The Sacrament of Marriage
The Crowning
During the crowning service, which is the climax of the wedding, the Priest, in several prayers and petitions, asks Almighty God to bless the marriage and to grant to the groom and bride a long and peaceful life, fidelity, mutual love and understanding, children, happiness and prosperity. At the end of the third prayer, the priest, who calls upon God "to join them into one mind and one flesh," unites the right hands of the groom and bride, an act in which depicts the unbreakable and everlasting unity of the couple.
The wedding crowns "stefana" (stefana) are signs of the glory and honor with which God crowns the couple during the sacrament. The stefana, joined with a ribbon signifying the unity of the couple, are held aloft by the priest as he blesses them. The crowns are placed on Niki and Chris and they become husband and wife, king and queen of their home, which they must rule with wisdom, integrity, justice and love. The koumbara exchanges the crowns on their heads three times as a witness to the sealing of the union.



The Common Cup

Following the crowning, St. Paul's Epistle to Ephesians is read, regarding the mystery and holiness of marriage and the responsibility of a husband and wife to each other. The Gospel is read, describing the marriage at Cana of Galilee that was attended and blessed by Christ. There He reserved his first miracle by converting water into wine and gave of it to the newlyweds. In remembrance of this blessing, the priest gives the husband and wife a cup of wine from which they each drink three times. Niki and Chris drink from the "Common Cup" of life, denoting the mutual sharing of joy and sorrow, the token of a life of harmony. Their joys will be doubled and their sorrows halved, because they will be shared.

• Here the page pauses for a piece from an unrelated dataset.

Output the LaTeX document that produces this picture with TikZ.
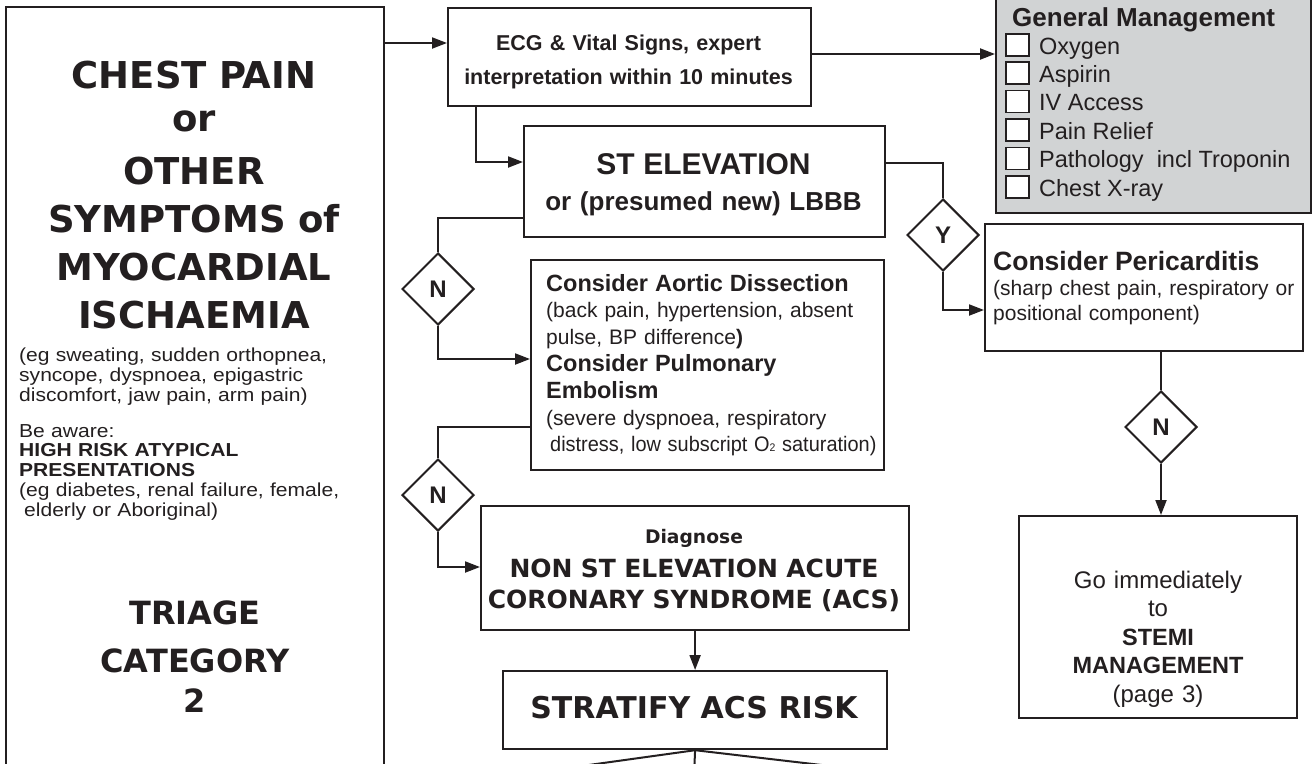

The Ceremonial Walk: The Dance of Isaiah

The Priest then leads Niki and Chris in a circle around the table three times while hymns are chanted. The hymns remind the couple of the sacrificial love they are to have for each other in marriage. The Gospel book and Cross on the table, firmly place Jesus Christ at the center of their marriage. The circle represents eternity and the couple's oath to preserve their marriage forever. These are their first steps as a couple and the Church, embodied in the priest, leads them. As they walk, the Koumbara holds the crowns that are on the couple's heads. At the conclusion of the Ceremonial Walk, the priest removes the crowns from Niki and Chris and asks God to grant them a long, happy, and fruitful life together. He then separates their hands, reminding them that only God can separate them from one another.

It is interesting to note:

The right hands are used in putting on the rings. According to all Biblical knowledge we have, it is the right hand of God that blesses; it was to the right hand of the Father that Christ ascended; it is the right that those who will inherit eternal life will go. Thus, in the Sacrament of Marriage, the Church preserves the superiority of the right hand.

Koufeta is a Greek word of Latin origin for Jordan Almonds (bitter-sweet sugar coated almonds). In the early days of the Church, koufeta were distributed to the newlyweds to symbolize the bitterness and sweetness of the married life. The tradition of the koufeta is being carried for over 2000 years and its meaning is shaped according to the culture where the wedding takes place. In the Greek culture, an odd number of white koufeta are given to the guests. The white symbolizes purity, the egg shape fertility and love with no boundaries. The odd-prime number of koufeta is indivisible, and it symbolizes the inseparable bond between the husband and wife.

The Bride and Groom are given white candles to hold throughout the service. The lighted candles symbolize their beliefs in Jesus Christ, the light of the world, and the purity of their lives, which should shine with the light of virtue.



We would like to thank each and every one of you for sharing our special day with us. We would especially like to thank our parents for all of the love and support they have given us throughout our lives. Your love and support means the world to us, not only today but also in the days to come.